It is tough to argue with the charts right now
As much as the dollar gains since yesterday may be in part to do with month-end and quarter-end flows, the charts are making it tough to really dismiss the significance of the moves as September looks to draw to a close.
There’s little else in the way of a push towards 1.1500 with the 50.0 retracement level of the swing move higher from March last year to January this year only seen @ 1.1493.
Meanwhile, USD/JPY is also on the brink of an extended breakout amid the ongoing selloff in Treasuries over the past week, with price now climbing to test 112.00.
The focus on the energy crisis going into winter is giving rise to inflation worries and that is also arguably translating to exacerbated movement in the bond market.

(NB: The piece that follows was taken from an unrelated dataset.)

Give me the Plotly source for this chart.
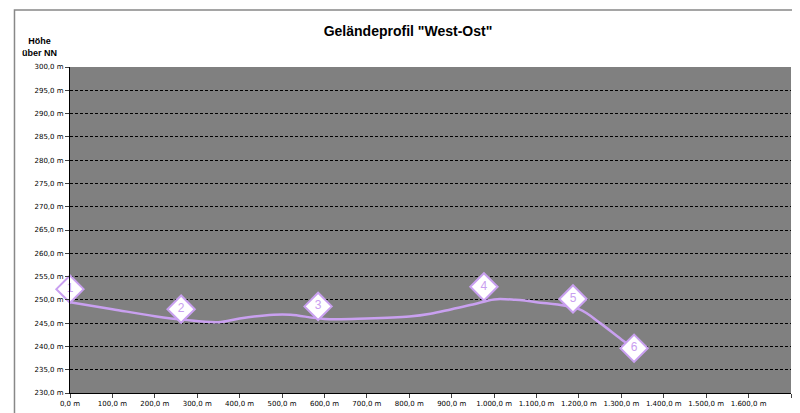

The weekly chart for USD/JPY underscores the importance of the 112.00 level and a firm break there paves the way for a push to 114.00 next, which should bolster dollar pairs even more alongside a downside break in EUR/USD.
Adding to that is the technical breakdown in GBP/USD from last week below 1.3600.
The pair has dribbled to fresh lows since December last year earlier today but have recovered a little to 1.3440 levels currently. However, the mild bounce today is still rather insignificant when put into context of the recent downside momentum – which could continue through to 1.3200 as the dollar remains somewhat supportive at the moment.